“Vegetable vendors from different areas buy mint from me. I earn Tk 3 lakh on an average from selling mint every year,” says a farmer

A good number of farmers in Rangpur have been earning unexpected profits from growing mint, a medicinal crop, on small patches of land.

Mint is most popular among people living in towns or larger metropolitan areas. However, villagers are increasingly consuming the herb for its medicinal properties as well as unique taste.

For example, mint is used to make a traditional spicy yogurt drink known as “Borhani” in Bangla that is widely consumed at various social events such as weddings.

Other than lending a unique taste though, mint is useful for treating numerous gastrointestinal ailments, body aches and other diseases.

As such, the mint market is increasing day by day.

According to officials of the Department of Agricultural Extension (DAE), around 200 farmers from different villages under five districts — Lalmonirhat, Kurigram, Gaibandha, Nilphamari and Rangpur – have been commercially farming mint for the last few years.

The amount of land they each cultivate ranges from around 10 decimals to 20 decimals. However, there are many other farmers who grow the herb for personal use on small amounts of land.

Each of the commercial farmers annually produce around 50 kilogrammes (kg) to 60 kg of mint per decimal, with the herb selling for about Tk 150 to Tk 200 per kg.

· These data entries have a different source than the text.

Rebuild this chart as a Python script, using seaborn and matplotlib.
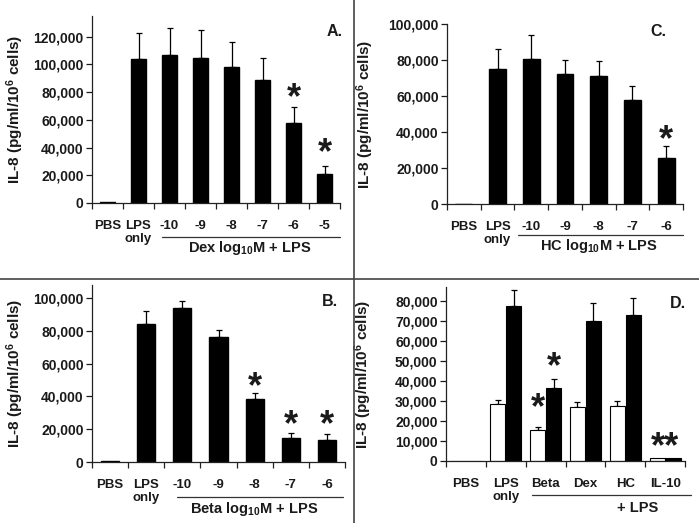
import numpy as np
import pandas as pd
import seaborn as sns
import matplotlib.pyplot as plt
from matplotlib.lines import Line2D
from matplotlib.ticker import FuncFormatter, FixedLocator, MultipleLocator
from matplotlib import transforms

# ---------------- data ----------------
a_cats = ['PBS', 'LPS\nonly', '-10', '-9', '-8', '-7', '-6', '-5']
a_vals = [800, 104000, 107000, 105000, 98000, 89000, 57500, 21000]
a_err = [0, 19000, 19500, 20000, 18000, 16000, 11500, 6000]
a_star_idx = [6, 7]
a_star_y = [80000, 40000]

c_cats = ['PBS', 'LPS\nonly', '-10', '-9', '-8', '-7', '-6']
c_vals = [0, 75000, 80500, 72500, 71000, 58000, 25500]
c_err = [0, 11000, 13500, 7500, 8500, 7500, 6500]
c_star_idx = [6]
c_star_y = [38500]

b_cats = ['PBS', 'LPS\nonly', '-10', '-9', '-8', '-7', '-6']
b_vals = [500, 84000, 94000, 76000, 38500, 14500, 13500]
b_err = [0, 8000, 4500, 4500, 3500, 3000, 3500]
b_star_idx = [4, 5, 6]
b_star_y = [49000, 26000, 26000]

d_cats = ['PBS', 'LPS\nonly', 'Beta', 'Dex', 'HC', 'IL-10']
d_white = [0, 28300, 15400, 26800, 27600, 1500]
d_white_err = [0, 2400, 1600, 2700, 2400, 0]
d_black = [0, 77500, 36500, 70000, 72800, 1500]
d_black_err = [0, 8200, 4700, 9000, 8500, 0]
d_star_text = ['*', '*', '**']
d_star_idx = [2, 2, 5]
d_star_side = ['white', 'black', 'both']
d_star_y = [29000, 49500, 9500]

# ---------------- style ----------------
sns.set_style('ticks')
plt.rcParams['font.family'] = ['Liberation Sans', 'DejaVu Sans']
plt.rcParams['font.weight'] = 'bold'
plt.rcParams['mathtext.fontset'] = 'custom'
plt.rcParams['mathtext.rm'] = 'Liberation Sans:bold'
plt.rcParams['mathtext.it'] = 'Liberation Sans:bold'
plt.rcParams['mathtext.bf'] = 'Liberation Sans:bold'

fig = plt.figure(figsize=(6.99, 5.23), dpi=100)
W, H = 699, 523
TXT = '#1a1a1a'


def add_ax(left, right, bottom, top):
    return fig.add_axes([left / W, 1 - bottom / H, (right - left) / W, (bottom - top) / H])


axA = add_ax(92, 340, 203, 16)
axC = add_ax(447, 683, 204, 24)
axB = add_ax(92, 345, 462, 285)
axD = add_ax(446, 685, 461, 287)

YLAB = 'IL-8 (pg/ml/10$^{\\mathregular{6}}$ cells)'
fmt = FuncFormatter(lambda v, p: f'{int(v):,}')


def style_axis(ax, n, ymax, ystep, ylab_x):
    ax.set_xlim(-0.5, n - 0.5)
    ax.set_ylim(0, ymax)
    ax.yaxis.set_major_locator(MultipleLocator(ystep))
    ax.yaxis.set_major_formatter(fmt)
    ax.xaxis.set_minor_locator(FixedLocator(np.arange(-0.5, n, 1.0)))
    ax.tick_params(axis='x', which='major', length=0, pad=12, labelsize=9.5, colors=TXT)
    ax.tick_params(axis='x', which='minor', length=4, width=0.9, direction='out', color='#222')
    ax.tick_params(axis='y', length=4, width=0.9, direction='out', pad=2, labelsize=10, colors=TXT)
    for lab in ax.get_xticklabels() + ax.get_yticklabels():
        lab.set_fontweight('bold')
    for s in ['top', 'right']:
        ax.spines[s].set_visible(False)
    for s in ['left', 'bottom']:
        ax.spines[s].set_linewidth(0.9)
        ax.spines[s].set_color('#222')
    ax.set_xlabel('')
    ax.set_ylabel(YLAB, fontsize=11, color=TXT, fontweight='bold')
    ax.yaxis.label.set_verticalalignment('center')
    ax.yaxis.set_label_coords(ylab_x, 0.5)


def underline(ax, x0, x1, px_below, text, text_x, text_px_below):
    tr = transforms.blended_transform_factory(ax.transData, ax.transAxes) + \
        transforms.ScaledTranslation(0, -px_below / 100, fig.dpi_scale_trans)
    ax.add_line(Line2D([x0, x1], [0, 0], transform=tr, color='#333', lw=0.9, clip_on=False))
    tr2 = transforms.blended_transform_factory(ax.transData, ax.transAxes) + \
        transforms.ScaledTranslation(0, -text_px_below / 100, fig.dpi_scale_trans)
    ax.text(text_x, 0, text, transform=tr2, ha='center', va='center', fontsize=10.5,
            color=TXT, fontweight='bold')


def errbars(ax, xs, ys, errs):
    xs = np.asarray(xs); ys = np.asarray(ys); errs = np.asarray(errs)
    m = errs > 0
    ax.errorbar(xs[m], ys[m], yerr=[np.zeros(m.sum()), errs[m]], fmt='none',
                ecolor='black', elinewidth=0.9, capsize=2.5, capthick=0.9, zorder=1)


def stars(ax, xs, ys, texts):
    tr = ax.transData + transforms.ScaledTranslation(0, -6 / 100, fig.dpi_scale_trans)
    for x, y, t in zip(xs, ys, texts):
        ax.text(x, y, t, transform=tr, ha='center', va='center', fontsize=26,
                fontweight='bold', color=TXT)


def single_panel(ax, cats, vals, err, star_idx, star_y, ymax, ystep, ylab_x):
    df = pd.DataFrame({'cat': cats, 'val': vals})
    sns.barplot(data=df, x='cat', y='val', color='black', saturation=1, width=0.5,
                edgecolor='black', errorbar=None, ax=ax, zorder=2)
    xs = [p.get_x() + p.get_width() / 2 for p in ax.patches]
    hs = [p.get_height() for p in ax.patches]
    errbars(ax, xs, hs, err)
    stars(ax, [xs[i] for i in star_idx], star_y, ['*'] * len(star_idx))
    style_axis(ax, len(cats), ymax, ystep, ylab_x)


single_panel(axA, a_cats, a_vals, a_err, a_star_idx, a_star_y, 135000, 20000, -0.31)
underline(axA, 1.75, 7.5, 34, 'Dex log$_{\\mathregular{10}}$M + LPS', 4.6, 45)

single_panel(axC, c_cats, c_vals, c_err, c_star_idx, c_star_y, 100000, 20000, -0.347)
underline(axC, 1.6, 6.5, 31, 'HC log$_{\\mathregular{10}}$M + LPS', 4.0, 42)

single_panel(axB, b_cats, b_vals, b_err, b_star_idx, b_star_y, 108000, 20000, -0.304)
underline(axB, 1.85, 6.45, 35, 'Beta log$_{\\mathregular{10}}$M + LPS', 4.0, 47)

# panel D: grouped bars
dfD = pd.DataFrame({
    'cat': d_cats * 2,
    'grp': ['white'] * len(d_cats) + ['black'] * len(d_cats),
    'val': d_white + d_black,
})
sns.barplot(data=dfD, x='cat', y='val', hue='grp', palette={'white': 'white', 'black': 'black'},
            saturation=1, width=0.8, gap=0.05, edgecolor='black', linewidth=0.8,
            errorbar=None, legend=False, ax=axD, zorder=2)
errs_map = {'white': d_white_err, 'black': d_black_err}
ex, ey, ee = [], [], []
pos = {}
for p in axD.patches:
    xc = p.get_x() + p.get_width() / 2
    ci = int(round(xc))
    side = 'white' if xc < ci else 'black'
    pos[(ci, side)] = xc
    ex.append(xc); ey.append(p.get_height()); ee.append(errs_map[side][ci])
errbars(axD, ex, ey, ee)
sx = []
for i, s in zip(d_star_idx, d_star_side):
    sx.append(i if s == 'both' else pos[(i, s)])
stars(axD, sx, d_star_y, d_star_text)
style_axis(axD, len(d_cats), 87000, 10000, -0.347)
underline(axD, 1.65, 5.65, 34, '+ LPS', 4.3, 47)

# panel letters
for t, x, y in [('A.', 335, 32), ('C.', 658, 32), ('B.', 330, 302), ('D.', 678, 303)]:
    fig.text(x / W, 1 - y / H, t, ha='center', va='center', fontsize=11.5, color=TXT,
             fontweight='bold')

# divider lines
fig.add_artist(Line2D([354 / W, 354 / W], [0, 1], transform=fig.transFigure, color='#444', lw=1.2))
fig.add_artist(Line2D([0, 1], [1 - 279 / H, 1 - 279 / H], transform=fig.transFigure, color='#444', lw=1.2))

fig.savefig('out.png', dpi=100, facecolor='white')
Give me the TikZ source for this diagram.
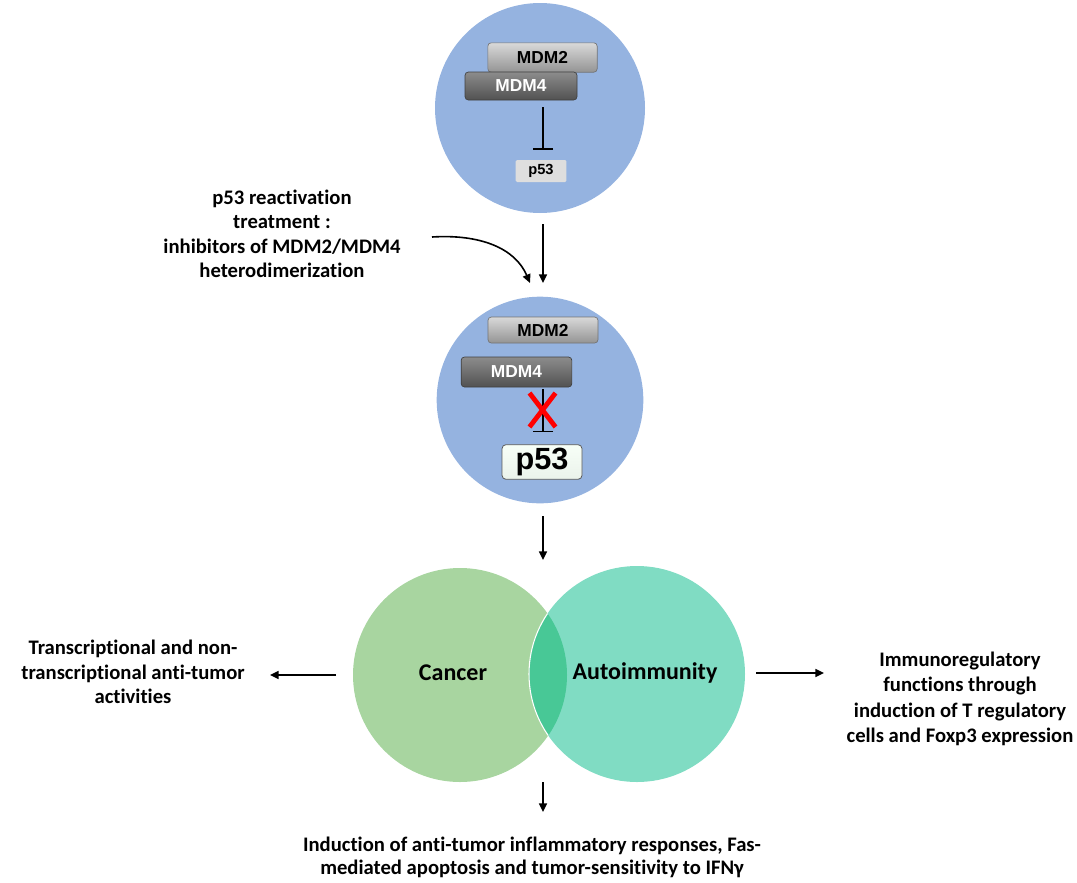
\documentclass[tikz,border=0pt]{standalone}
\usepackage{fontspec}
\setmainfont{Carlito}[Ligatures=NoCommon]
\newfontfamily\arialf{Liberation Sans}
\usetikzlibrary{arrows.meta,calc}
\definecolor{cellblue}{HTML}{95B3E0}
\definecolor{cancerg}{HTML}{A8D5A0}
\definecolor{autog}{HTML}{80DCC3}
\definecolor{interg}{HTML}{48C896}
\tikzset{
  lbl/.style={font=\bfseries\fontsize{15.5}{18.4}\selectfont, align=center, text=black},
  rlbl/.style={font=\bfseries\fontsize{15.5}{19}\selectfont, align=center, text=black},
  blbl/.style={font=\bfseries\fontsize{15.5}{17.4}\selectfont, align=center, text=black},
  big/.style={font=\bfseries\fontsize{18}{22}\selectfont, text=black},
  mdmtwo/.style={rounded corners=2.5pt, draw=black!55, line width=0.5pt, top color=black!15, bottom color=black!42,
     font=\arialf\bfseries\fontsize{13}{14}\selectfont, text=black, inner sep=0pt},
  mdmfour/.style={rounded corners=2.5pt, draw=black!75, line width=0.5pt, top color=black!45, bottom color=black!68,
     font=\arialf\bfseries\fontsize{13}{14}\selectfont, text=white, inner sep=0pt},
  ptop/.style={fill=black!13, rounded corners=1pt, font=\arialf\bfseries\fontsize{11}{12}\selectfont, inner sep=0pt,
     minimum width=38pt, minimum height=16.5pt},
  pbig/.style={rounded corners=3pt, draw=black!65, line width=0.6pt, top color=green!3!white, bottom color=green!40!black!8!white,
     font=\arialf\bfseries\fontsize{23}{25}\selectfont, inner sep=0pt, minimum width=60pt, minimum height=26pt},
  arr/.style={line width=1.2pt, -{Triangle[length=6.5pt,width=6pt]}},
  inh/.style={line width=1.2pt, -{Bar[width=15pt,line width=1.2pt]}}
}
\begin{document}
\begin{tikzpicture}[x=0.75pt,y=-0.75pt]
\useasboundingbox (0,0) rectangle (1077,882);
% top cell
\fill[cellblue] (540,108) circle[radius=78.75pt];
\node[mdmtwo, minimum width=82pt, minimum height=22pt] (m2a) at (542.5,57.5) {MDM2};
\node[mdmfour, minimum width=84pt, minimum height=21pt] (m4a) at (521,86) {MDM4};
\node[ptop] (p53a) at (541,171) {p53};
\coordinate (ia) at (543,107);
\draw[inh, shorten >=7.5pt] (ia) -- (p53a.north -| ia);
% second cell
\fill[cellblue] (540,400) circle[radius=77.5pt];
\node[mdmtwo, minimum width=82.5pt, minimum height=19.5pt] (m2b) at (543,330) {MDM2};
\node[mdmfour, minimum width=83pt, minimum height=22.5pt] (m4b) at (516.5,372) {MDM4};
\node[pbig] (p53b) at (542,462) {p53};
\coordinate (ib) at (543,389);
\draw[inh, shorten >=9pt] (ib) -- (p53b.north -| ib);
\coordinate (xc) at (542.5,410);
\draw[red, line width=3.6pt] ($(xc)+(-13,-17)$) -- ($(xc)+(13,17)$);
\draw[red, line width=3.6pt] ($(xc)+(13,-17)$) -- ($(xc)+(-13,17)$);
% arrows between cells
\coordinate (c1b) at (543,224);
\coordinate (c2t) at (543,283);
\draw[arr] (c1b) -- (c2t);
\node[lbl] (treat) at (282,234) {p53 reactivation\\treatment :\\inhibitors of MDM2/MDM4\\heterodimerization};
\coordinate (cs) at (432,237);
\coordinate (ce) at (530,283);
\draw[arr] (cs) .. controls (480,234) and (515,248) .. (ce);
% Venn
\fill[cancerg] (460,675) circle[radius=80.25pt];
\fill[autog] (637,674) circle[radius=81pt];
\begin{scope}
  \clip (460,675) circle[radius=80.25pt];
  \fill[interg] (637,674) circle[radius=81pt];
  \draw[white, line width=0.8pt] (637,674) circle[radius=81pt];
\end{scope}
\node[big] (cancer) at (453,673) {Cancer};
\node[big] (auto) at (645,673) {Autoimmunity};
\coordinate (c2b) at (543,516);
\coordinate (vt) at (543,560);
\draw[arr] (c2b) -- (vt);
% outputs
\node[lbl] (left) at (133,672) {Transcriptional and non-\\transcriptional anti-tumor\\activities};
\node[rlbl] (right) at (960,699) {Immunoregulatory\\functions through\\induction of T regulatory\\cells and Foxp3 expression};
\node[blbl] (bottom) at (532,857) {Induction of anti-tumor inflammatory responses, Fas-\\mediated apoptosis and tumor-sensitivity to IFNγ};
\coordinate (la) at (336,675);
\coordinate (lb) at (270,675);
\draw[arr] (la) -- (lb);
\coordinate (ra) at (756,673);
\coordinate (rb) at (824,673);
\draw[arr] (ra) -- (rb);
\coordinate (ba) at (543,782);
\coordinate (bb) at (543,812);
\draw[arr] (ba) -- (bb);
\end{tikzpicture}
\end{document}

When asked, farmers said they were still growing the crop on small amounts of land considering the fact that the mint market was not growing as expected. Other than individual consumers, herbalists also purchase mint for use in herbal treatments.

The farmers went on to say that there are not many costs involved in growing mint as only regular monitoring and care is required.

The herb can be produced year-round, sans the monsoon season as mint leaves die in rainy weather.

Ruhul Amin Babu and his wife Anwara Begum, who hail from Karnapur village of Mogholhat union in Lalmonirhat sadar upazila, have become self-sufficient by cultivating mint.

They have been commercially growing the crop on just 10 decimals of land for the last 18 years.

Babu told The Daily Star that about 20 years ago a local herbalist advised him to take mint juice when he suffered from stomach ailments.

Failing to find mint anywhere in the vicinity of his residence, he ended up having to collect the herb from Bogura. Later, he planted a few mint leaves beside his homestead for his own need.

But as the demand for the plant increased, within two years he started cultivating mint commercially.

“In the beginning, I used to earn Tk 15,000 to Tk 20,000 a year by selling mint. At present, I am earning on an average Tk 2 lakh annually,” Babu said.

“Vegetable sellers buy mint directly from me. Besides, several hotel and restaurant owners regularly buy the herb as well,” he added.

Buyers from all over the country purchase mint from Babu, who sends the herb to them via courier services once paid.

Anwara said she regularly cares for their mint field.

“Mint farming has kept our family well-run. The family is dependent on the money we earn from selling this crop,” she said.

Suresh Chandra Sarker, a farmer from Baidderbazar village of Kurigram’s Rajarhat upazila, said he has been commercially farming mint on 20 decimals of land for the last eight years.

“Vegetable vendors from different areas purchase mint from me. I earn Tk 3 lakh on an average from selling mint every year,” he said, adding that many customers directly purchase the herb from him.

Azizar Rahman, a mint farmer of Pakhibandha village in Rangpur sadar upazila, said he has loyal customers that regularly buy the herb from him.

“Three vegetable vendors in Rangpur town buy mint produced on my 15 decimals of land regularly,” he said.

“For farming mint, we do not need to spend more than Tk 1,000 per decimal but we can earn huge amounts of money in return,” he said, adding that many other farmers would start growing the herb if the market grows.

Narayan Chandra Barmon, another farmer of the same village, said he planted some mint plants around his homestead for personal use as herbal treatment.

“But I am trying to get into the market for mint and if I do, I will be farming mint commercially,” he added.

Subhas Chandra Das, a vegetable vendor in Rangpur city, said he and some other vegetable vendors at a local kitchen market sell mint regularly.

“We have also sent mint to wholesale markets in different parts of the country,” he said, adding that they sell each kg of mint for between Tk 200 and Tk 250.

Hamidur Rahman, deputy director of the DAE office in Lalmonirhat, said mint has to be cultivated on high ground where water cannot remain stagnant.

Mint yields in the region are bumper and in order to produce this medicinal crop, only organic manure has to be applied as there is no need to use chemical fertilisers or pesticides, Rahman added.